The Golden Rule: "He who has the gold, makes the rules."
Truth is that money is all that matters. Nothing else in the world of business matters not relationships, not customers, not Boards of Directors or CEOs. Money.
Until a person realizes this, they will be forever caught in a cycle of thought that is not truth.
"Follow the money!" is the best way to see how society works, and is why every government wants their hands in our money. Meaningful change in this world requires money. No amount of idealism or 'using our powers' can change that.
Do the wizards have 'F-Off' money? No. Will they ever? No.
This is a wild take. Software developers do the dirty work. We're one step below wall street.

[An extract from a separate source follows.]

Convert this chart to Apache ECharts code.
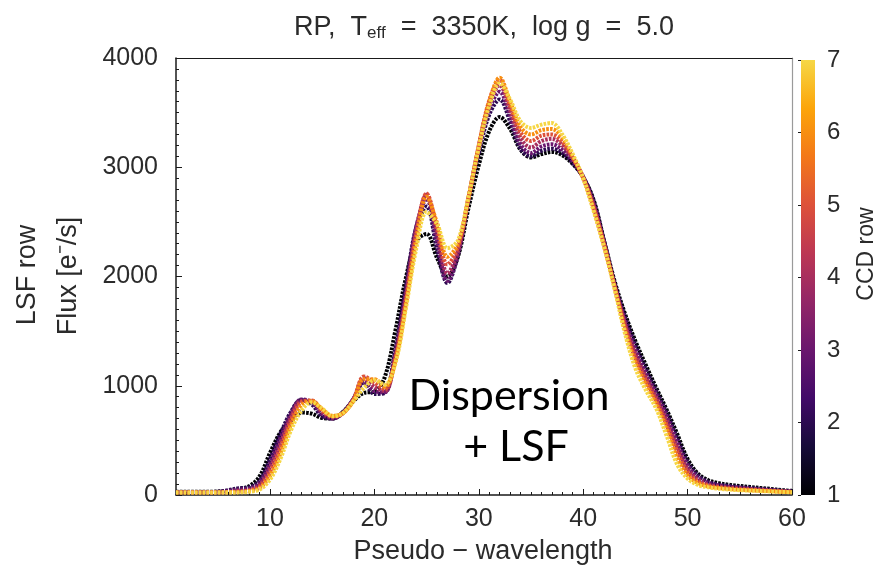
<!DOCTYPE html>
<html>
<head>
<meta charset="utf-8">
<script src="https://cdn.jsdelivr.net/npm/echarts@6/dist/echarts.min.js"></script>
<style>
  html, body { margin: 0; padding: 0; background: #ffffff; }
  #chart { width: 889px; height: 572px; }
</style>
</head>
<body>
<div id="chart"></div>
<script>
// Pseudo-wavelength samples shared by every CCD row
const pseudoWavelength = [1,2,3,4,5,6,7,8,9,10,11,12,13,14,15,16,17,18,19,20,21,22,23,24,25,26,27,28,29,30,31,32,33,34,35,36,37,38,39,40,41,42,43,44,45,46,47,48,49,50,51,52,53,54,55,56,57,58,59,60];

// CCD rows shown on the colour bar
const ccdRows = [1, 2, 3, 4, 5, 6, 7];

// LSF-row flux [e-/s] for each CCD row
const fluxRow1 = [30,30,30,30,32,40,55,80,170,385,575,680,755,745,705,700,760,860,935,945,1080,1500,1980,2320,2390,2170,2000,2180,2620,3020,3330,3460,3350,3160,3090,3120,3140,3110,3030,2910,2700,2330,1960,1660,1410,1190,980,780,560,330,195,135,108,93,83,73,64,55,45,38];
const fluxRow2 = [28,28,28,28,30,45,62,70,130,330,560,760,870,830,720,700,760,880,1030,925,935,1330,1900,2450,2640,2250,1940,2200,2700,3130,3480,3620,3420,3170,3100,3150,3170,3130,3040,2910,2690,2320,1940,1630,1370,1150,950,750,520,300,180,120,95,82,72,64,56,48,40,34];
const fluxRow3 = [27,27,27,27,28,36,50,58,110,290,520,740,875,850,740,700,750,880,1040,950,940,1290,1850,2450,2710,2320,1960,2200,2710,3170,3530,3690,3470,3210,3130,3190,3210,3160,3060,2910,2670,2310,1930,1600,1330,1110,920,720,480,270,160,110,88,76,66,58,51,44,37,32];
const fluxRow4 = [26,26,26,26,26,28,36,45,90,250,470,710,860,860,760,710,750,880,1070,990,950,1260,1800,2420,2750,2400,2030,2230,2710,3190,3580,3750,3520,3270,3180,3240,3260,3200,3080,2910,2650,2300,1920,1570,1290,1080,890,680,440,240,140,95,78,68,60,53,47,41,35,30];
const fluxRow5 = [25,25,25,25,25,26,30,40,75,210,430,680,850,865,775,720,750,870,1085,1030,970,1240,1760,2380,2760,2450,2110,2270,2710,3200,3610,3800,3560,3320,3240,3290,3300,3230,3090,2900,2630,2290,1910,1540,1250,1050,860,640,400,210,125,85,70,60,53,47,42,37,32,28];
const fluxRow6 = [24,24,24,24,24,25,27,35,62,175,380,640,820,860,785,725,750,865,1060,1060,990,1220,1730,2320,2730,2490,2180,2300,2720,3190,3600,3820,3600,3370,3300,3340,3350,3270,3100,2900,2610,2280,1900,1510,1210,1010,830,600,340,180,110,78,64,55,48,43,39,35,30,26];
const fluxRow7 = [22,22,22,22,22,23,24,30,50,140,330,590,770,850,790,720,750,860,980,1050,1010,1200,1700,2250,2590,2480,2260,2330,2720,3180,3560,3770,3620,3420,3360,3390,3405,3300,3120,2900,2600,2270,1890,1480,1160,960,790,540,280,150,92,70,58,50,44,40,36,32,28,25];

const fluxByRow = [fluxRow1, fluxRow2, fluxRow3, fluxRow4, fluxRow5, fluxRow6, fluxRow7];

// Axis tick positions
const xMajorTicks = [10, 20, 30, 40, 50, 60];
const xMinorTicks = [];
for (let v = 1; v <= 60; v++) xMinorTicks.push(v);

// Inferno colour map (truncated before the palest end)
const inferno = [
  [0.0, '#000004'], [0.1, '#160b39'], [0.2, '#420a68'], [0.3, '#6a176e'],
  [0.4, '#932667'], [0.5, '#bc3754'], [0.6, '#dd513a'], [0.7, '#f37819'],
  [0.8, '#fca50a'], [0.9, '#f6d746']
];
const cmapTop = 0.9;

function hexToRgb(h) {
  return [parseInt(h.slice(1, 3), 16), parseInt(h.slice(3, 5), 16), parseInt(h.slice(5, 7), 16)];
}
function infernoAt(t) {
  t = Math.max(0, Math.min(cmapTop, t));
  for (let i = 0; i < inferno.length - 1; i++) {
    const [t0, c0] = inferno[i];
    const [t1, c1] = inferno[i + 1];
    if (t <= t1) {
      const f = (t - t0) / (t1 - t0);
      const a = hexToRgb(c0), b = hexToRgb(c1);
      const c = a.map((v, k) => Math.round(v + (b[k] - v) * f));
      return 'rgb(' + c.join(',') + ')';
    }
  }
  return inferno[inferno.length - 1][1];
}
function rowColor(row) {
  const lo = ccdRows[0], hi = ccdRows[ccdRows.length - 1];
  return infernoAt((row - lo) / (hi - lo) * cmapTop);
}

const FONT = 'Liberation Sans';
const TEXT = '#2b2b2b';
const plainNumber = v => String(v);

const lineSeries = ccdRows.map((row, r) => ({
  type: 'line',
  name: 'CCD row ' + row,
  xAxisIndex: 0,
  yAxisIndex: 0,
  smooth: 0.35,
  showSymbol: false,
  silent: true,
  z: 2 + r,
  lineStyle: { color: rowColor(row), width: 4, type: [2.6, 1.2] },
  data: pseudoWavelength.map((x, i) => [x, fluxByRow[r][i]])
}));

// Colour bar drawn as a gradient block on its own axis
const colorBarSeries = {
  type: 'custom',
  xAxisIndex: 3,
  yAxisIndex: 2,
  silent: true,
  data: [[0, ccdRows[0], ccdRows[ccdRows.length - 1]]],
  renderItem: function (params, api) {
    const p0 = api.coord([0, api.value(2)]);
    const p1 = api.coord([1, api.value(1)]);
    const stops = inferno.map(([t, c]) => ({ offset: 1 - t / cmapTop, color: c }));
    stops.reverse();
    return {
      type: 'rect',
      shape: { x: p0[0], y: p0[1], width: p1[0] - p0[0], height: p1[1] - p0[1] },
      style: { fill: new echarts.graphic.LinearGradient(0, 0, 0, 1, stops) }
    };
  }
};

const chart = echarts.init(document.getElementById('chart'), null, { renderer: 'canvas' });

chart.setOption({
  animation: false,
  backgroundColor: '#ffffff',
  textStyle: { fontFamily: FONT },
  grid: [
    { left: 176, right: 97, top: 58, bottom: 77 },
    { left: 801, width: 14, top: 60, bottom: 77 }
  ],
  xAxis: [
    {
      gridIndex: 0, type: 'value', min: 1, max: 60, position: 'bottom',
      axisLine: { show: true, lineStyle: { color: '#1a1a1a', width: 1.5 } },
      axisTick: { show: true, inside: true, length: 6, customValues: xMajorTicks, lineStyle: { color: '#1a1a1a' } },
      axisLabel: { show: true, customValues: xMajorTicks, margin: 12, fontSize: 25, color: TEXT, fontFamily: FONT, formatter: plainNumber },
      splitLine: { show: false }
    },
    {
      gridIndex: 0, type: 'value', min: 1, max: 60, position: 'bottom',
      axisLine: { show: false },
      axisTick: { show: true, inside: true, length: 3, customValues: xMinorTicks, lineStyle: { color: '#1a1a1a' } },
      axisLabel: { show: false },
      splitLine: { show: false }
    },
    {
      gridIndex: 0, type: 'value', min: 1, max: 60, position: 'top',
      axisLine: { show: true, lineStyle: { color: '#1a1a1a', width: 1.2 } },
      axisTick: { show: false }, axisLabel: { show: false }, splitLine: { show: false }
    },
    {
      gridIndex: 1, type: 'value', min: 0, max: 1, show: false
    }
  ],
  yAxis: [
    {
      gridIndex: 0, type: 'value', min: 0, max: 4000, interval: 1000, position: 'left',
      axisLine: { show: true, lineStyle: { color: '#1a1a1a', width: 1.5 } },
      axisTick: { show: true, inside: true, length: 6, lineStyle: { color: '#1a1a1a' } },
      minorTick: { show: true, splitNumber: 10, length: 3, lineStyle: { color: '#1a1a1a' } },
      axisLabel: { margin: 18, fontSize: 25, color: TEXT, fontFamily: FONT, formatter: plainNumber },
      splitLine: { show: false }
    },
    {
      gridIndex: 0, type: 'value', min: 0, max: 4000, position: 'right',
      axisLine: { show: true, lineStyle: { color: '#9a9a9a', width: 1.2 } },
      axisTick: { show: false }, axisLabel: { show: false }, splitLine: { show: false }
    },
    {
      gridIndex: 1, type: 'value', min: 1, max: 7, interval: 1, position: 'right',
      axisLine: { show: false },
      axisTick: { show: true, inside: true, length: 3, lineStyle: { color: '#1a1a1a' } },
      axisLabel: { margin: 12, fontSize: 24, color: TEXT, fontFamily: FONT, formatter: plainNumber },
      splitLine: { show: false }
    }
  ],
  graphic: [
    {
      type: 'text', x: 484, y: 28,
      style: {
        text: '{m|RP,  T}{s|eff}{m|  =  3350K,  log g  =  5.0}',
        textAlign: 'center', textVerticalAlign: 'middle',
        rich: {
          m: { fontSize: 27, fontFamily: FONT, fill: TEXT },
          s: { fontSize: 17, fontFamily: FONT, fill: TEXT, padding: [11, 0, 0, 0] }
        }
      }
    },
    {
      type: 'text', x: 483, y: 552,
      style: { text: 'Pseudo − wavelength', fontSize: 27, fontFamily: FONT, fill: TEXT, textAlign: 'center', textVerticalAlign: 'middle' }
    },
    {
      type: 'text', x: 28, y: 275, rotation: Math.PI / 2,
      style: { text: 'LSF row', fontSize: 27, fontFamily: FONT, fill: TEXT, textAlign: 'center', textVerticalAlign: 'middle' }
    },
    {
      type: 'text', x: 69, y: 276, rotation: Math.PI / 2,
      style: { text: 'Flux [e⁻/s]', fontSize: 27, fontFamily: FONT, fill: TEXT, textAlign: 'center', textVerticalAlign: 'middle' }
    },
    {
      type: 'text', x: 867, y: 254, rotation: Math.PI / 2,
      style: { text: 'CCD row', fontSize: 23, fontFamily: FONT, fill: TEXT, textAlign: 'center', textVerticalAlign: 'middle' }
    },
    {
      type: 'text', x: 509, y: 396, z: 100,
      style: { text: 'Dispersion', fontSize: 43, fontFamily: 'Lato', fill: '#000000', textAlign: 'center', textVerticalAlign: 'middle' }
    },
    {
      type: 'text', x: 516, y: 447, z: 100,
      style: { text: '+ LSF', fontSize: 43, fontFamily: 'Lato', fill: '#000000', textAlign: 'center', textVerticalAlign: 'middle' }
    }
  ],
  series: lineSeries.concat([colorBarSeries])
});
</script>
</body>
</html>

This is not only a truth of the world we currently inhabit, it has always been a truth, of all the worlds we have inhabited. Power and greed go hand in hand for a reason and the struggle to find the balance is, and will always be present.

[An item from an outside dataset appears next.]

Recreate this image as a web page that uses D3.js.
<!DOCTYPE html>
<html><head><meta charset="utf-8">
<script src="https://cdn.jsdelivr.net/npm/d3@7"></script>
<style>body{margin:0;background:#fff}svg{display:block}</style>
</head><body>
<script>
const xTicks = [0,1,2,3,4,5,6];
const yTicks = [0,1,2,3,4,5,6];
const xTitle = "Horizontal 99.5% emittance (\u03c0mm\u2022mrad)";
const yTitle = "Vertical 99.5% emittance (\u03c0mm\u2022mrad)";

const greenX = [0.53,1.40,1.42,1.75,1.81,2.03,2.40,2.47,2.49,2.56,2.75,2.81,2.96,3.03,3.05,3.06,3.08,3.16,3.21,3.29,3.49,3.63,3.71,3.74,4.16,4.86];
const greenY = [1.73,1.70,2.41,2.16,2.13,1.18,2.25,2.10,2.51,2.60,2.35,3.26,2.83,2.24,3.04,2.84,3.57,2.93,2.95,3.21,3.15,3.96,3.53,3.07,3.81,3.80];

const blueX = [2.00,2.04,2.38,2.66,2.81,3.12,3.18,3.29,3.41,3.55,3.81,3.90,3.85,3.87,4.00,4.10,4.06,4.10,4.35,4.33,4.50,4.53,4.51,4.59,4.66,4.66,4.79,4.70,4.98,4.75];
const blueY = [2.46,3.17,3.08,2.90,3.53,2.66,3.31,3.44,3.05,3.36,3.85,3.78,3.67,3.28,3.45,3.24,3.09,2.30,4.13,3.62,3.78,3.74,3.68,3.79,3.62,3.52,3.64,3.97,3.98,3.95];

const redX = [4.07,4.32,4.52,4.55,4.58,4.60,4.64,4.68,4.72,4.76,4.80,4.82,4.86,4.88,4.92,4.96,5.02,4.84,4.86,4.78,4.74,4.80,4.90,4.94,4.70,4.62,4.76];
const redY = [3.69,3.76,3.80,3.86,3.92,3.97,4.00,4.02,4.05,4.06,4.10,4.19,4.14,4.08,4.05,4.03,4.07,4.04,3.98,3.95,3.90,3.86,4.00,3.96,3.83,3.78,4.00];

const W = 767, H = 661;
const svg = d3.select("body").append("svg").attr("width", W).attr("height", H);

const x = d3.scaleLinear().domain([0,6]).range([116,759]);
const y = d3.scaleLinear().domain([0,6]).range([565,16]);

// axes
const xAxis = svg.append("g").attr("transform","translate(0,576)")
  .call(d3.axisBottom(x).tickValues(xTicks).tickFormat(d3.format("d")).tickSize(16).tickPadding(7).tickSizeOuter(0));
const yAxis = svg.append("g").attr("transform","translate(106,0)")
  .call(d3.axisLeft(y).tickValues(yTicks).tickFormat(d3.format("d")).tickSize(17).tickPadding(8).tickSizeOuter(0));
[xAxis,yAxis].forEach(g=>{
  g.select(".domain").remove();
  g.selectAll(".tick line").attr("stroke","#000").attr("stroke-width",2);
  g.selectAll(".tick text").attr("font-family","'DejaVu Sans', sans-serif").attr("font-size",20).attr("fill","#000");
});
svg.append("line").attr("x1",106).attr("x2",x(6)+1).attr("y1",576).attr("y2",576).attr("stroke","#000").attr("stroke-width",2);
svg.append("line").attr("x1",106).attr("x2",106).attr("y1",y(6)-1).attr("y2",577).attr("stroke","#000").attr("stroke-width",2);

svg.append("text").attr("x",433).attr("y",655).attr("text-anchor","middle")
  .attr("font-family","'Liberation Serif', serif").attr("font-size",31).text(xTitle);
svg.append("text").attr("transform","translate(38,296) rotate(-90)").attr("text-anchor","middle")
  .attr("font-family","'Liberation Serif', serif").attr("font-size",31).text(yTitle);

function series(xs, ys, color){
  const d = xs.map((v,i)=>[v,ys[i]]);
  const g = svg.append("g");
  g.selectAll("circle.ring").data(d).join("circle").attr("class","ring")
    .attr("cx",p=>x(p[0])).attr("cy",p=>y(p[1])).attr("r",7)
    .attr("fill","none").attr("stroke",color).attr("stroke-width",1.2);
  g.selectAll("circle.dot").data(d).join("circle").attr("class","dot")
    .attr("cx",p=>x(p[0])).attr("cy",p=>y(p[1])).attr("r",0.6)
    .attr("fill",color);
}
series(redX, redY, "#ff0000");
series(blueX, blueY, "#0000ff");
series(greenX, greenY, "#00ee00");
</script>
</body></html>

It was not true of this world 150 years ago that any person with sufficient learning could tap buttons to create an experience to be found in the hand of the majority of living humans.
I agree power and greed go hand in hand - absolute power corrupts, absolutely - but this bit? This is new.

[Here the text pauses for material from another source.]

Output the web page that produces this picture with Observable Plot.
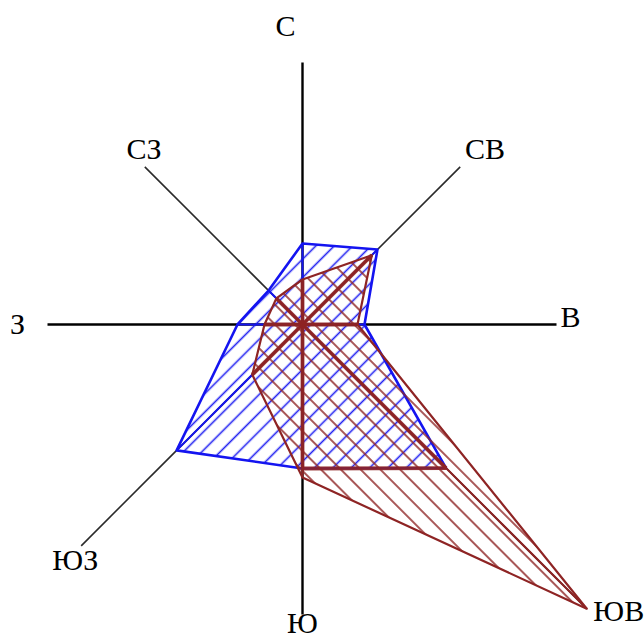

https://www.amazon.com/New-Kingmakers-Developers-Conquered-W... ("The New Kingmakers: How Developers Conquered the World")
https://web.archive.org/web/20200915000000*/https://try.newr... [pdf]
Ah yes, The Roads Must Roll.
It's worth remembering that folks who can be bought, can be bought off and spend a lot of time enjoying their riches while true believers are somewhat more difficult to convince and don't take any time off.
That's important because all of the big evils have been perpetrated by true believers in pursuit of their "one true way." (Yes, some large evils have been perpetrated by folks chasing money. I'm talking about things like wholesale slaughter of as many people as they could lay their hands on.)
"In effect, we conjure the spirits of the computer with our spells"
t. Introduction of SICP
The worst are the programmers of the mobile games for kids.